Sourcing for equity demands that you be held accountable in the same manner that investors are held accountable by the financial institutions that lend them money. Observe the following strategies when seeking investment funds:

  • Have a factual basis. Are you confident that an investor will believe you if you tell them your business will be the next Google? Your confidence should come from the amount of truth present in your statements. Likewise, you should be clear as to whether you need $20,000 or $2 million, and for what purposes. You must believe that your business is worth investing in, then determine how much is needed to back it. Investors can tell fairly quickly whether you believe in your own pitch by how well you respond to their questions.
  • Address pertinent issues. Consider the investors' goals. Look at your business from their perspective to understand potential concerns and provide assurance that they will see their money again, that there will be a significant reward for them risking that money, and that the business has a future. Typically these issues are captured in your business plan. Explain how your experience matches your business goals, how growth and performance targets have been or will be consistently met, and demonstrate there is a proven market for your products or services. Finally, reassure your investors that there is a clearly defined exit strategy. This can include identifying potential buyers, and demonstrating a strong commitment to meeting the exit strategy time line.

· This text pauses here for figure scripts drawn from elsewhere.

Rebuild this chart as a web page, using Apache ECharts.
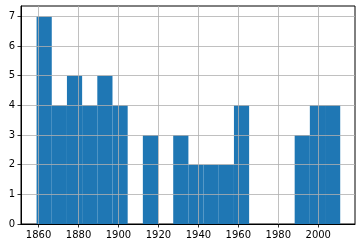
<!DOCTYPE html>
<html><head><meta charset="utf-8">
<script src="https://cdn.jsdelivr.net/npm/echarts@6/dist/echarts.min.js"></script>
<style>html,body{margin:0;padding:0;background:#fff}#c{width:362px;height:248px}</style>
</head><body><div id="c"></div>
<script>
// Histogram bin edges (years)
const binEdges = [1859, 1866.6, 1874.2, 1881.8, 1889.4, 1897, 1904.6, 1912.2, 1919.8, 1927.4, 1935,
  1942.6, 1950.2, 1957.8, 1965.4, 1973, 1980.6, 1988.2, 1995.8, 2003.4, 2011];
// Counts per bin
const counts = [7, 4, 5, 4, 5, 4, 0, 3, 0, 3, 2, 2, 2, 4, 0, 0, 0, 3, 4, 4];
const xTicks = [1860, 1880, 1900, 1920, 1940, 1960, 1980, 2000];
const yTicks = [0, 1, 2, 3, 4, 5, 6, 7];

const data = counts.map((c, i) => [binEdges[i], binEdges[i + 1], c]);

const chart = echarts.init(document.getElementById('c'), null, {renderer: 'canvas'});
const labelStyle = {color: '#000', fontSize: 10, fontFamily: 'DejaVu Sans', formatter: v => String(v)};
chart.setOption({
  animation: false,
  grid: {left: 21, right: 7, top: 6, bottom: 24, show: true, borderColor: '#000', borderWidth: 1, backgroundColor: 'transparent'},
  xAxis: {
    type: 'value', min: 1851.2, max: 2018.4, minInterval: 20, maxInterval: 20, z: 10,
    axisLine: {show: true, onZero: false, lineStyle: {color: '#000', width: 1}},
    axisTick: {show: true, length: 3.5, lineStyle: {color: '#000', width: 0.8}, customValues: xTicks},
    axisLabel: Object.assign({margin: 6, customValues: xTicks}, labelStyle),
    splitLine: {show: true, lineStyle: {color: '#b0b0b0', width: 0.8}}
  },
  yAxis: {
    type: 'value', min: 0, max: 7.35, interval: 1, z: 10,
    axisLine: {show: true, lineStyle: {color: '#000', width: 1}},
    axisTick: {show: true, length: 3.5, lineStyle: {color: '#000', width: 0.8}, customValues: yTicks},
    axisLabel: Object.assign({margin: 6, customValues: yTicks}, labelStyle),
    splitLine: {show: true, lineStyle: {color: '#b0b0b0', width: 0.8}}
  },
  series: [{
    type: 'custom',
    z: 2,
    data: data,
    encode: {x: [0, 1], y: 2},
    renderItem: function (params, api) {
      const p0 = api.coord([api.value(0), api.value(2)]);
      const p1 = api.coord([api.value(1), 0]);
      return {
        type: 'rect',
        shape: {x: p0[0], y: p0[1], width: p1[0] - p0[0], height: p1[1] - p0[1]},
        style: {fill: '#1f77b4', stroke: null}
      };
    }
  }]
});
</script></body></html>
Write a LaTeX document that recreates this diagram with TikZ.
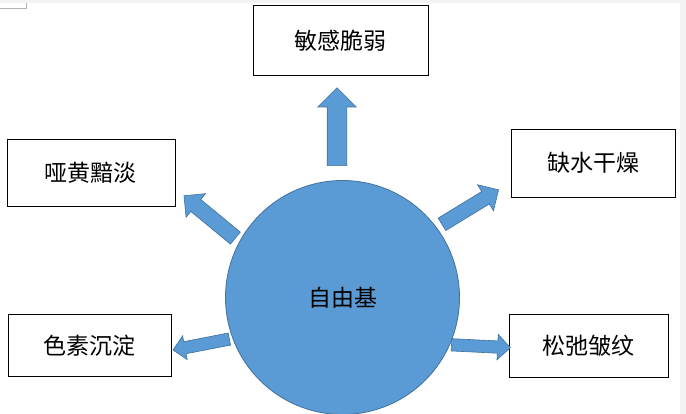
\documentclass[tikz,border=0pt]{standalone}
\usepackage{fontspec}
\setmainfont{Noto Sans CJK SC}
\usepackage{tikz}
\usetikzlibrary{shapes.arrows}
\definecolor{radfill}{RGB}{91,155,213}
\definecolor{raddraw}{RGB}{65,113,156}
\definecolor{pagegray}{RGB}{243,243,243}

\begin{document}
\begin{tikzpicture}[
  x=1pt, y=-1pt,
  font=\fontsize{23}{23}\selectfont,
  box/.style={draw, line width=1pt, inner sep=0pt},
  core/.style={circle, draw=raddraw, line width=0.8pt, fill=radfill,
               minimum size=234pt, inner sep=0pt},
  blk/.style={single arrow, draw=raddraw, line width=0.6pt, fill=radfill,
              inner xsep=0pt, anchor=tail, single arrow tip angle=90}
]
\useasboundingbox (0,0) rectangle (686,414);
% page edge
\fill[pagegray] (0,0) rectangle (686,3);
\fill[pagegray] (680,0) rectangle (686,414);
\draw[gray!60, line width=0.6pt] (0,8.3) -- (26.7,8.3) -- (26.7,3);
% centre
\node[core] (rad) at (342.5,297.5) {自由基};
% effect boxes
\node[box, minimum width=175pt, minimum height=70pt] (sens) at (340.8,40.3) {敏感脆弱};
\node[box, minimum width=168pt, minimum height=67pt] (dull) at (91,172.7) {哑黄黯淡};
\node[box, minimum width=164pt, minimum height=68pt] (dry) at (593.2,163.2) {缺水干燥};
\node[box, minimum width=163pt, minimum height=62pt] (pig) at (89.6,345.3) {色素沉淀};
\node[box, minimum width=159pt, minimum height=63pt] (wrin) at (588.8,345.7) {松弛皱纹};
% block arrows
\node[blk, rotate=90, minimum height=78pt, inner ysep=9.5pt,
      single arrow head extend=9.5pt] (arrUp) at (337,166) {};
\node[blk, rotate=140.5, minimum height=66.6pt, inner ysep=7.5pt,
      single arrow head extend=7.5pt] (arrUL) at (235.6,238.3) {};
\node[blk, rotate=31.4, minimum height=66.3pt, inner ysep=7pt,
      single arrow head extend=8pt] (arrUR) at (441.7,224.5) {};
\node[blk, rotate=191, minimum height=57.4pt, inner ysep=5.85pt,
      single arrow head extend=5.9pt] (arrLL) at (229.7,339) {};
\node[blk, rotate=-2.8, minimum height=58.9pt, inner ysep=5.85pt,
      single arrow head extend=6.6pt] (arrLR) at (451.2,344.8) {};
\end{tikzpicture}
\end{document}
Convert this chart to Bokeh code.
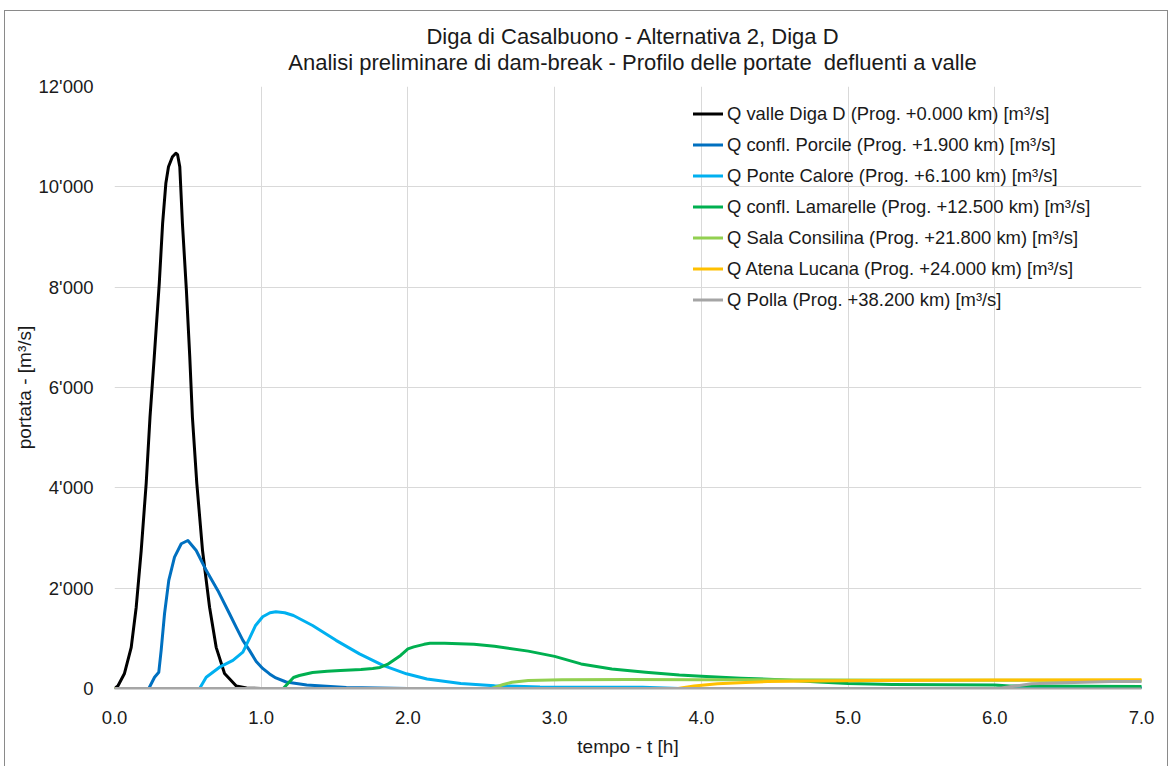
from bokeh.plotting import figure
from bokeh.layouts import column
from bokeh.models import FixedTicker, Legend, LegendItem, Range1d, Div
from bokeh.embed import file_html
from bokeh.resources import INLINE

# ---------------- data ----------------
title_line1 = "Diga di Casalbuono - Alternativa 2, Diga D"
title_line2 = "Analisi preliminare di dam-break - Profilo delle portate  defluenti a valle"
x_label = "tempo - t [h]"
y_label = "portata - [m³/s]"

x_tick_values = [0, 1, 2, 3, 4, 5, 6, 7]
x_tick_labels = ["0.0", "1.0", "2.0", "3.0", "4.0", "5.0", "6.0", "7.0"]
y_tick_values = [0, 2000, 4000, 6000, 8000, 10000, 12000]
y_tick_labels = ["0", "2'000", "4'000", "6'000", "8'000", "10'000", "12'000"]

series_names = [
    "Q valle Diga D (Prog. +0.000 km) [m³/s]",
    "Q confl. Porcile (Prog. +1.900 km) [m³/s]",
    "Q Ponte Calore (Prog. +6.100 km) [m³/s]",
    "Q confl. Lamarelle (Prog. +12.500 km) [m³/s]",
    "Q Sala Consilina (Prog. +21.800 km) [m³/s]",
    "Q Atena Lucana (Prog. +24.000 km) [m³/s]",
    "Q Polla (Prog. +38.200 km) [m³/s]",
]
series_colors = ["#000000", "#0070c0", "#00b0f0", "#00b050", "#92d050", "#ffc000", "#a5a5a5"]

t_valle = [0.0, 0.023, 0.068, 0.114, 0.148, 0.182, 0.216, 0.242, 0.271, 0.305, 0.328, 0.35,
           0.368, 0.395, 0.418, 0.43, 0.445, 0.463, 0.49, 0.513, 0.531, 0.561, 0.60, 0.648,
           0.693, 0.75, 0.83, 0.9, 1.0, 7.0]
q_valle = [0, 50, 300, 820, 1620, 2750, 4090, 5410, 6610, 8070, 9270, 10070,
           10400, 10600, 10670, 10640, 10400, 9270, 7940, 6610, 5410, 4090, 2750, 1620,
           820, 300, 50, 10, 0, 0]

t_porcile = [0.0, 0.234, 0.273, 0.302, 0.318, 0.341, 0.37, 0.409, 0.455, 0.50, 0.557, 0.625,
             0.704, 0.784, 0.83, 0.875, 0.92, 0.966, 1.01, 1.057, 1.10, 1.17, 1.31, 1.58,
             1.9, 2.0, 7.0]
q_porcile = [0, 0, 225, 325, 760, 1490, 2155, 2620, 2885, 2950, 2750, 2355,
             1955, 1490, 1220, 960, 760, 540, 400, 290, 210, 130, 70, 20,
             5, 0, 0]

t_calore = [0.0, 0.58, 0.625, 0.716, 0.807, 0.875, 0.92, 0.96, 1.01, 1.06, 1.10, 1.16,
            1.22, 1.35, 1.51, 1.67, 1.83, 1.99, 2.13, 2.36, 2.59, 2.9, 3.6, 3.85,
            6.0, 6.1, 7.0]
q_calore = [0, 0, 225, 425, 560, 725, 1000, 1250, 1430, 1510, 1530, 1510,
            1455, 1255, 960, 690, 460, 293, 190, 100, 55, 30, 25, 0,
            0, 10, 20]

t_lamarelle = [0.0, 1.15, 1.22, 1.26, 1.35, 1.45, 1.54, 1.68, 1.76, 1.81, 1.86, 1.90,
               1.95, 2.0, 2.04, 2.11, 2.15, 2.25, 2.45, 2.59, 2.82, 3.0, 3.18, 3.39,
               3.62, 3.85, 4.0, 4.27, 4.54, 4.8, 5.0, 5.3, 6.0, 6.1, 7.0]
q_lamarelle = [0, 0, 220, 260, 320, 345, 360, 380, 400, 420, 480, 560,
               660, 790, 830, 880, 900, 900, 880, 840, 745, 640, 490, 390,
               325, 270, 245, 205, 175, 130, 100, 80, 70, 50, 40]

t_sala = [0.0, 2.57, 2.65, 2.71, 2.82, 3.05, 3.5, 4.0, 5.0, 6.0, 7.0]
q_sala = [0, 0, 80, 125, 160, 175, 180, 175, 170, 165, 160]

t_atena = [0.0, 3.84, 3.95, 4.11, 4.3, 4.45, 4.8, 5.18, 6.0, 7.0]
q_atena = [0, 0, 50, 95, 120, 140, 150, 160, 170, 175]

t_polla = [0.0, 6.02, 6.25, 6.54, 6.8, 7.0]
q_polla = [0, 0, 95, 120, 140, 140]

series_t = [t_valle, t_porcile, t_calore, t_lamarelle, t_sala, t_atena, t_polla]
series_q = [q_valle, q_porcile, q_calore, q_lamarelle, q_sala, q_atena, q_polla]

# ---------------- figure ----------------
FONT = "Liberation Sans"
TXT = "#1a1a1a"

p = figure(width=1162, height=691, output_backend="svg", toolbar_location=None,
           x_range=Range1d(0, 7), y_range=Range1d(0, 12000),
           min_border_left=109, min_border_right=26, min_border_top=11, min_border_bottom=78)
p.outline_line_color = None
p.background_fill_color = "white"
p.border_fill_color = "white"

# axes
p.xaxis.ticker = FixedTicker(ticks=x_tick_values)
p.xaxis.major_label_overrides = {v: s for v, s in zip(x_tick_values, x_tick_labels)}
p.yaxis.ticker = FixedTicker(ticks=y_tick_values)
p.yaxis.major_label_overrides = {v: s for v, s in zip(y_tick_values, y_tick_labels)}
for ax in (p.xaxis, p.yaxis):
    ax.major_tick_line_color = None
    ax.minor_tick_line_color = None
    ax.major_tick_out = 0
    ax.major_tick_in = 0
    ax.minor_tick_out = 0
    ax.minor_tick_in = 0
    ax.major_label_text_font = FONT
    ax.major_label_text_font_size = "18.5px"
    ax.major_label_text_color = TXT
    ax.axis_label_text_font = FONT
    ax.axis_label_text_font_size = "19px"
    ax.axis_label_text_font_style = "normal"
    ax.axis_label_text_color = TXT
p.xaxis.axis_label = x_label
p.yaxis.axis_label = y_label
p.xaxis.axis_line_color = "#a6a6a6"
p.xaxis.axis_line_width = 2
p.yaxis.axis_line_color = None
p.xaxis.major_label_standoff = 22
p.xaxis.axis_label_standoff = 9
p.yaxis.major_label_standoff = 21
p.yaxis.axis_label_standoff = 1

p.xgrid.ticker = FixedTicker(ticks=x_tick_values)
p.ygrid.ticker = FixedTicker(ticks=y_tick_values)
p.xgrid.grid_line_color = "#d9d9d9"
p.ygrid.grid_line_color = "#d9d9d9"
p.xgrid.grid_line_width = 1
p.ygrid.grid_line_width = 1

# series
items = []
for name, color, ts, qs in zip(series_names, series_colors, series_t, series_q):
    r = p.line(ts, qs, line_color=color, line_width=3, line_join="round", line_cap="round")
    items.append(LegendItem(label=name, renderers=[r]))

legend = Legend(items=items, location=(579, 373), orientation="vertical",
                label_text_font=FONT, label_text_font_size="18.4px", label_text_color=TXT,
                glyph_width=30, glyph_height=31, label_height=31, label_standoff=4,
                spacing=0, padding=0, margin=0,
                background_fill_alpha=0, border_line_alpha=0)
p.add_layout(legend)

# two-line title, each line centred over the plot area
title_html = (
    '<div style="margin-left:109px; width:1037px; padding-top:13px; text-align:center; '
    'font-family:\'Liberation Sans\'; font-size:22px; line-height:26px; color:#1a1a1a; '
    'white-space:pre;">' + title_line1 + "<br>" + title_line2 + "</div>"
)
title_div = Div(text=title_html, width=1162, height=64, margin=0)

page = column(title_div, p, spacing=0,
              styles={"margin-left": "4px", "margin-top": "10px",
                      "border-left": "1px solid #8a8a8a", "border-top": "1px solid #8a8a8a",
                      "border-right": "1px solid #8a8a8a", "background": "white"})

open("out.html", "w").write(file_html(page, INLINE))
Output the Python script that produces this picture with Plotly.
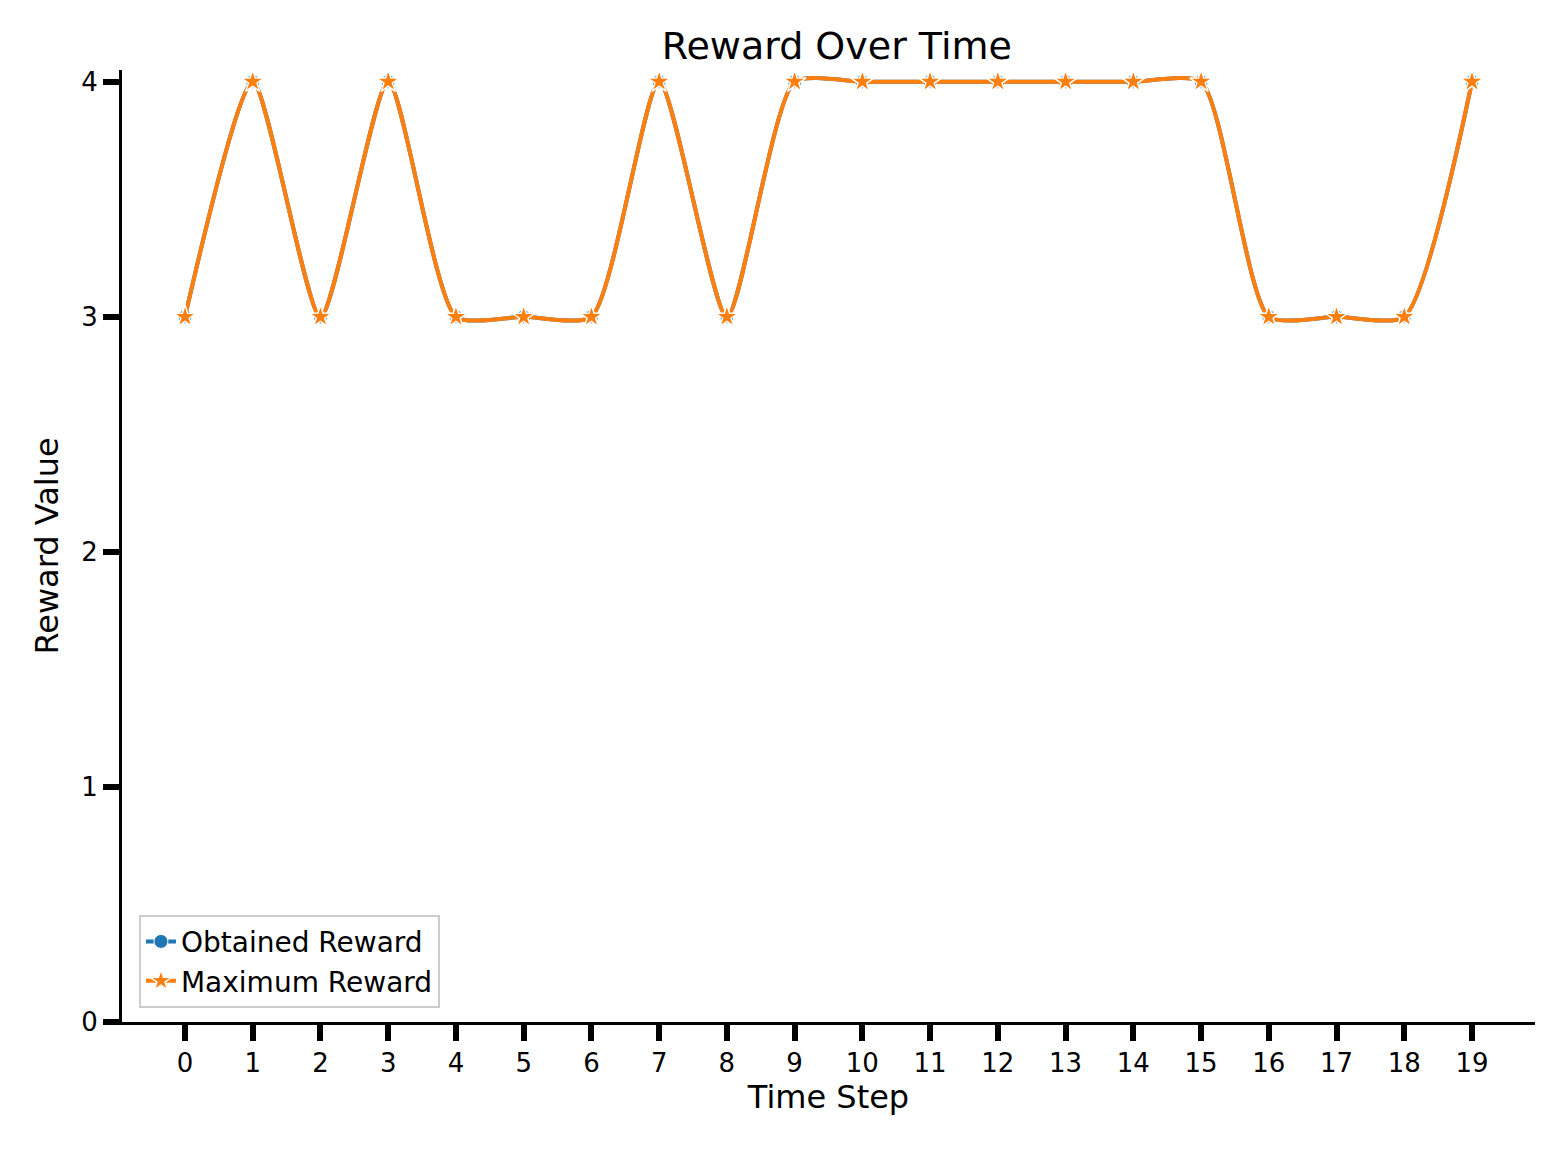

  • Consider timing. You may need to find alternate sources of financing if you're running short on personal funds. Remember that acting with a sense of urgency can be counterproductive and may suggest a much higher risk to investors. The time to raise money is not when you need it, but when you can convince investors that your business plan is a profitable one.

The bottom line? Begin with a comprehensive and fully validated value proposition so that when you pitch your company, you can do so with confidence and authority — and when you least need the money.